Margie attended nursing school in Calgary, then returned home to accept her first nursing job with the Daughters of Wisdom at the Castor hospital in 1941. “They taught her to provide care for the whole personbody, mind and spirit.”
The original wing of Our Lady of the Rosary Hospital was established by the Daughters of Wisdom in 1911 as a hospital and convent, and is a designated Canadian Historic Site.
Though Margie moved on to other roles in public health nursing, she held fast to those early lessons from the nuns. “The sisters taught Mom the value of compassion and intuition,” explains Margo. “She believed you needed to look in a patient’s eyes for insight into the whole picture of what was going on with them. She knew how to connect to their hearts and souls.”
“Mom understood the spiritual needs of her patients, and felt they were as important as physical needs,” adds Carolynn. “She believed deeply that the face of God is most seen in the suffering, the lonely and the sick.”

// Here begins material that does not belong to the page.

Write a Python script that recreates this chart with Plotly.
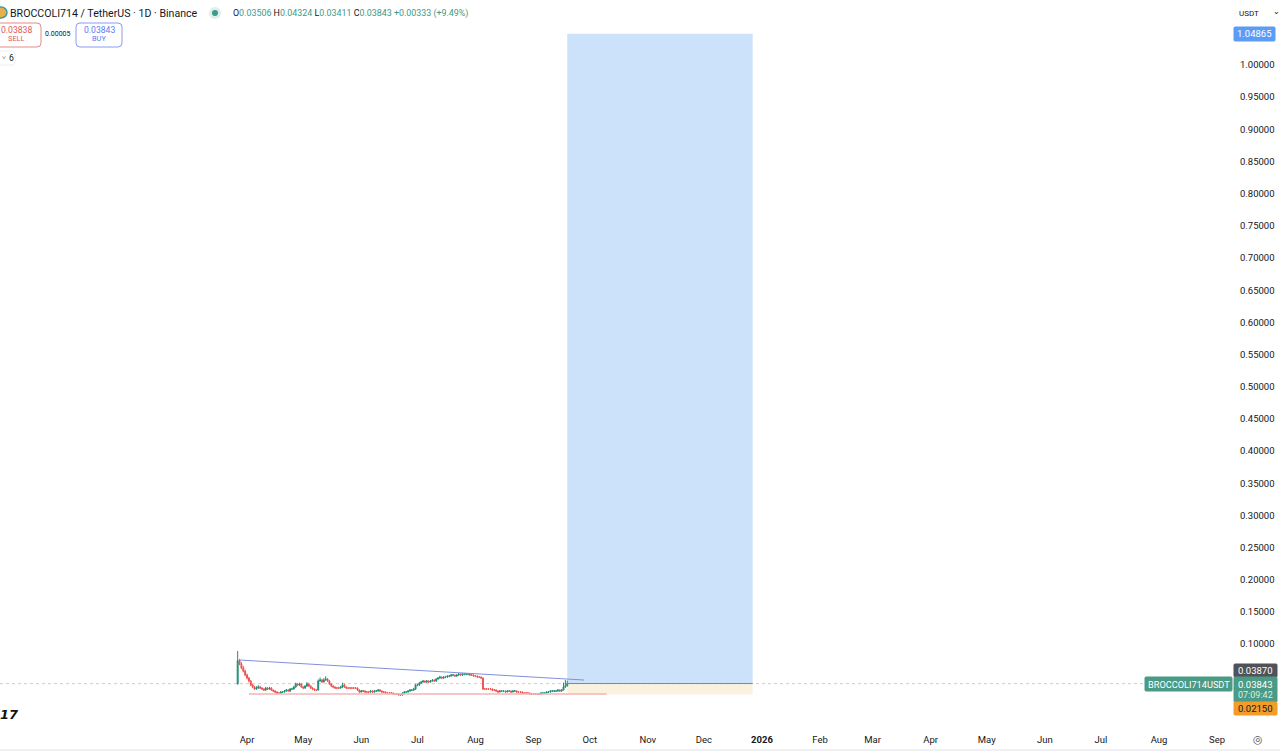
import plotly.graph_objects as go
import pandas as pd

W, H = 1280, 751
PLOT_W, PLOT_H = 1233, 727
GREEN = "#3c9a86"
FONT = "Roboto"

first_day = "2025-03-27"
first_open = 0.0379
closes = [
    .0745, .0690, .0628, .0581, .0519, .0472, .0426, .0364, .0333, .0302,
    .0317, .0333, .0317, .0302, .0286, .0317, .0302, .0317, .0286, .0270,
    .0255, .0239, .0239, .0255, .0255, .0270, .0286, .0270, .0302, .0302,
    .0333, .0379, .0364, .0379, .0333, .0317, .0348, .0379, .0348, .0317,
    .0302, .0286, .0286, .0426, .0441, .0410, .0441, .0457, .0426, .0379,
    .0348, .0333, .0317, .0317, .0317, .0333, .0364, .0333, .0317, .0317,
    .0317, .0317, .0317, .0317, .0286, .0255, .0270, .0270, .0255, .0255,
    .0255, .0270, .0255, .0270, .0270, .0286, .0270, .0255, .0255, .0239,
    .0239, .0239, .0239, .0224, .0224, .0224, .0208, .0208, .0239, .0255,
    .0255, .0270, .0286, .0286, .0302, .0364, .0364, .0395, .0410, .0426,
    .0410, .0426, .0410, .0426, .0441, .0426, .0457, .0472, .0488, .0472,
    .0488, .0488, .0503, .0503, .0519, .0519, .0503, .0519, .0534, .0519,
    .0534, .0534, .0534, .0534, .0519, .0519, .0503, .0503, .0488, .0488,
    .0472, .0302, .0302, .0302, .0302, .0302, .0286, .0286, .0270, .0255,
    .0270, .0270, .0270, .0255, .0270, .0270, .0255, .0270, .0270, .0255,
    .0255, .0255, .0239, .0239, .0239, .0239, .0224, .0224, .0224, .0224,
    .0224, .0224, .0239, .0239, .0239, .0255, .0255, .0270, .0270, .0270,
    .0270, .0286, .0270, .0286, .0333, .03506, .03843,
]
highs = [
    .0892, .0770, .0720, .0660, .0600, .0540, .0490, .0440, .0380, .0350,
    .0345, .0360, .0350, .0330, .0315, .0335, .0330, .0335, .0330, .0295,
    .0280, .0265, .0250, .0270, .0270, .0285, .0300, .0300, .0315, .0320,
    .0350, .0400, .0395, .0400, .0390, .0345, .0360, .0410, .0395, .0360,
    .0330, .0310, .0300, .0450, .0480, .0460, .0470, .0500, .0470, .0440,
    .0390, .0360, .0340, .0335, .0335, .0350, .0400, .0385, .0340, .0330,
    .0330, .0330, .0330, .0330, .0325, .0295, .0285, .0285, .0280, .0270,
    .0270, .0285, .0280, .0285, .0285, .0300, .0300, .0280, .0270, .0265,
    .0250, .0250, .0250, .0245, .0235, .0235, .0235, .0220, .0250, .0270,
    .0270, .0285, .0300, .0300, .0320, .0380, .0385, .0410, .0425, .0440,
    .0435, .0440, .0435, .0440, .0455, .0450, .0470, .0485, .0505, .0495,
    .0500, .0505, .0515, .0520, .0535, .0535, .0525, .0530, .0550, .0540,
    .0550, .0550, .0550, .0550, .0540, .0535, .0525, .0515, .0510, .0500,
    .0495, .0480, .0315, .0315, .0315, .0315, .0310, .0300, .0295, .0280,
    .0285, .0285, .0285, .0280, .0285, .0285, .0280, .0285, .0285, .0280,
    .0270, .0270, .0265, .0250, .0250, .0250, .0245, .0235, .0235, .0235,
    .0235, .0235, .0250, .0250, .0250, .0270, .0270, .0285, .0285, .0285,
    .0285, .0300, .0295, .0300, .0400, .0440, .04324,
]
lows = [
    .0370, .0670, .0610, .0560, .0500, .0450, .0405, .0345, .0315, .0285,
    .0290, .0305, .0300, .0285, .0270, .0275, .0285, .0290, .0270, .0255,
    .0240, .0225, .0225, .0225, .0240, .0245, .0260, .0260, .0255, .0285,
    .0290, .0320, .0345, .0350, .0320, .0300, .0305, .0335, .0335, .0300,
    .0285, .0270, .0270, .0275, .0415, .0395, .0400, .0430, .0410, .0365,
    .0330, .0315, .0300, .0300, .0300, .0305, .0320, .0320, .0300, .0300,
    .0300, .0300, .0300, .0300, .0270, .0240, .0245, .0255, .0240, .0240,
    .0240, .0245, .0240, .0245, .0255, .0260, .0255, .0240, .0240, .0225,
    .0225, .0225, .0225, .0215, .0215, .0215, .0200, .0195, .0200, .0225,
    .0240, .0245, .0260, .0270, .0270, .0285, .0345, .0350, .0380, .0400,
    .0395, .0400, .0395, .0400, .0415, .0410, .0415, .0445, .0460, .0455,
    .0460, .0470, .0475, .0485, .0490, .0500, .0490, .0490, .0505, .0505,
    .0505, .0515, .0515, .0515, .0505, .0505, .0490, .0490, .0475, .0475,
    .0460, .0285, .0285, .0285, .0285, .0285, .0270, .0270, .0255, .0240,
    .0250, .0255, .0255, .0240, .0250, .0255, .0240, .0250, .0255, .0240,
    .0240, .0240, .0225, .0225, .0225, .0225, .0210, .0210, .0210, .0210,
    .0210, .0210, .0215, .0225, .0225, .0230, .0240, .0245, .0255, .0255,
    .0255, .0260, .0255, .0260, .0280, .0320, .03411,
]

# time axis
month_ticks = ["2025-04-01", "2025-05-01", "2025-06-01", "2025-07-01", "2025-08-01", "2025-09-01",
               "2025-10-01", "2025-11-01", "2025-12-01", "2026-01-01", "2026-02-01", "2026-03-01",
               "2026-04-01", "2026-05-01", "2026-06-01", "2026-07-01", "2026-08-01", "2026-09-01"]
month_labels = ["Apr", "May", "Jun", "Jul", "Aug", "Sep", "Oct", "Nov", "Dec", "<b>2026</b>",
                "Feb", "Mar", "Apr", "May", "Jun", "Jul", "Aug", "Sep"]
x_range = ["2024-11-20 02:00", "2026-09-09 12:00"]

# price axis
price_ticks = [0.10, 0.15, 0.20, 0.25, 0.30, 0.35, 0.40, 0.45, 0.50, 0.55,
               0.60, 0.65, 0.70, 0.75, 0.80, 0.85, 0.90, 0.95, 1.00]
y_range = [-0.02891, 1.10102]

# drawings on the chart
entry_price = 0.03870
target_price = 1.04865
stop_price = 0.02150
last_price = 0.03843
last_line_end = "2026-07-24"
position_start = "2025-09-19"
position_end = "2025-12-27"
trend_dates = ["2025-03-28", "2025-09-28"]
trend_prices = [0.0752, 0.0441]
support_dates = ["2025-04-02", "2025-10-10"]
support_price = 0.0224


# annotations and shapes in paper units are relative to the plot area, so convert from page pixels
def fx(px):
    return px / PLOT_W


def fy(py):
    return 1 - py / PLOT_H


def label(text, x, y, size=9.5, color="#131722", anchor="left", bg=None, family=FONT):
    fig.add_annotation(text=text, x=fx(x), y=fy(y), xref="paper", yref="paper", showarrow=False,
                       xanchor=anchor, yanchor="middle", bgcolor=bg, borderpad=0,
                       font=dict(size=size, color=color, family=family))


def box(x0, y0, x1, y1, fill, line=None, r=0):
    # rounded box given in page pixels
    a, b, c, d = fx(x0), fy(y0), fx(x1), fy(y1)
    rx, ry = r / PLOT_W, r / PLOT_H
    path = (f"M {a + rx} {b} L {c - rx} {b} Q {c} {b} {c} {b - ry} L {c} {d + ry} Q {c} {d} {c - rx} {d} "
            f"L {a + rx} {d} Q {a} {d} {a} {d + ry} L {a} {b - ry} Q {a} {b} {a + rx} {b} Z")
    fig.add_shape(type="path", path=path, xref="paper", yref="paper", fillcolor=fill,
                  line=dict(color=line or fill, width=1), layer="above")


days = pd.date_range(first_day, periods=len(closes), freq="D")
opens = [first_open] + closes[:-1]

fig = go.Figure(go.Candlestick(
    x=days, open=opens, high=highs, low=lows, close=closes,
    increasing=dict(line=dict(color="#1f8f78", width=1), fillcolor="#1f8f78"),
    decreasing=dict(line=dict(color="#ef5350", width=1), fillcolor="#ef5350"),
    showlegend=False,
))

# long position tool
fig.add_shape(type="rect", x0=position_start, x1=position_end, y0=entry_price, y1=target_price,
              fillcolor="#cce2fa", line_width=0, layer="below")
fig.add_shape(type="rect", x0=position_start, x1=position_end, y0=stop_price, y1=entry_price,
              fillcolor="#fbf1df", line_width=0, layer="below")
fig.add_shape(type="line", x0=position_start, x1=position_end, y0=entry_price, y1=entry_price,
              line=dict(color="#7d8a90", width=1))
# last price line
fig.add_shape(type="line", x0=x_range[0], x1=last_line_end, y0=last_price, y1=last_price,
              line=dict(color="#c9cdd1", width=1, dash="dot"), layer="below")
# trend line and support line
fig.add_shape(type="line", x0=trend_dates[0], x1=trend_dates[1], y0=trend_prices[0], y1=trend_prices[1],
              line=dict(color="#7f8fe0", width=1))
fig.add_shape(type="line", x0=support_dates[0], x1=support_dates[1], y0=support_price, y1=support_price,
              line=dict(color="#f5b5b5", width=1.5))

fig.update_layout(
    width=W, height=H,
    margin=dict(l=0, r=W - PLOT_W, t=0, b=H - PLOT_H),
    paper_bgcolor="white", plot_bgcolor="white",
    font=dict(family=FONT, size=9.5, color="#131722"),
    xaxis=dict(type="date", range=x_range, rangeslider=dict(visible=False), showgrid=False, zeroline=False,
               tickmode="array", tickvals=month_ticks, ticktext=month_labels, ticks="", showline=False,
               ticklabelstandoff=5),
    yaxis=dict(side="right", range=y_range, showgrid=False, zeroline=False, showline=False,
               tickmode="array", tickvals=price_ticks, ticktext=[f"{v:.5f}" for v in price_ticks], ticks="",
               ticklabelstandoff=6),
)

# bottom edge of the page
fig.add_shape(type="line", xref="paper", yref="paper", x0=0, x1=W / PLOT_W, y0=fy(750), y1=fy(750),
              line=dict(color="#e0e3eb", width=1))

# header
fig.add_shape(type="circle", xref="paper", yref="paper", x0=fx(-5), x1=fx(7), y0=fy(18), y1=fy(7),
              fillcolor="#e8b04a", line=dict(color="#3f9aa0", width=1.5))
label("BROCCOLI714 / TetherUS · 1D · Binance", 9, 13, size=10.6)
fig.add_shape(type="circle", xref="paper", yref="paper", x0=fx(209), x1=fx(221), y0=fy(19), y1=fy(7),
              fillcolor="#dfeeea", line_width=0)
fig.add_shape(type="circle", xref="paper", yref="paper", x0=fx(212), x1=fx(218), y0=fy(16), y1=fy(10),
              fillcolor=GREEN, line_width=0)
val = f'<span style="color:{GREEN}">%s</span>'
label("O" + val % "0.03506" + " H" + val % "0.04324" + " L" + val % "0.03411" + " C" + val % "0.03843"
      + " " + val % "+0.00333 (+9.49%)", 232, 13, size=8.9)

box(-4, 23, 41, 47, "white", line="#e58a8a", r=4)
label("0.03838", 16, 30, size=8.6, color="#e05a5a", anchor="center")
label("SELL", 16, 39, size=7.4, color="#e05a5a", anchor="center")
label("0.00005", 58, 34, size=7, anchor="center")
box(76, 23, 122, 47, "white", line="#8c9cf0", r=4)
label("0.03843", 99, 30, size=8.6, color="#5d7cf0", anchor="center")
label("BUY", 99, 39, size=7.4, color="#5d7cf0", anchor="center")
box(-4, 51, 15, 65, "white", line="#eceef2", r=3)
label("˅", 1, 58, size=7, color="#333333")
label("6", 8, 58, size=8.6)

# logo at the bottom left
label("<b><i>17</i></b>", 9, 714, size=13, color="#111111", anchor="center", family="DejaVu Sans")

# price axis labels
label("USDT", 1238, 13, size=8)
label("⌄", 1276, 11, size=8, anchor="center")
box(1234, 27, 1275, 41, "#5b9cf6", r=1)
label("1.04865", 1254.5, 34, color="white", anchor="center", size=9.5)
box(1234, 664, 1277, 677, "#4f5258", r=1)
label("0.03870", 1255.5, 670.5, color="white", anchor="center", size=9.5)
box(1234, 677, 1277, 702, "#4a9a86", r=1)
label("0.03843", 1255.5, 684, color="white", anchor="center", size=9.5)
label("07:09:42", 1255.5, 695, color="#d8efe8", anchor="center", size=9)
box(1234, 702, 1277, 715, "#f29d2a", r=1)
label("0.02150", 1255.5, 708.5, color="#131722", anchor="center", size=9.5)
box(1145, 677, 1232, 691, "#4a9a86", r=1)
label("BROCCOLI714USDT", 1188.5, 684, color="white", anchor="center", size=9.2)

# settings icon under the price axis
label("◎", 1258, 739, size=11, color="#555555", anchor="center", family="DejaVu Sans")

fig.write_html("out.html", config={"displayModeBar": False},
               post_script="document.body.style.margin='0';window.dispatchEvent(new Event('resize'));")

“We feel fortunate that Mom was able to die in Our Lady of the Rosary Hospital," says Margo. “Mom had an incredible connection to this site. We could look out the window of Mom’s palliative care room and see the convent and the cross kind of glowing in the night. That kind of circular journey, and the personal nature of the care, is unique to a rural community. It was a beautiful part of Mom’s dying time.”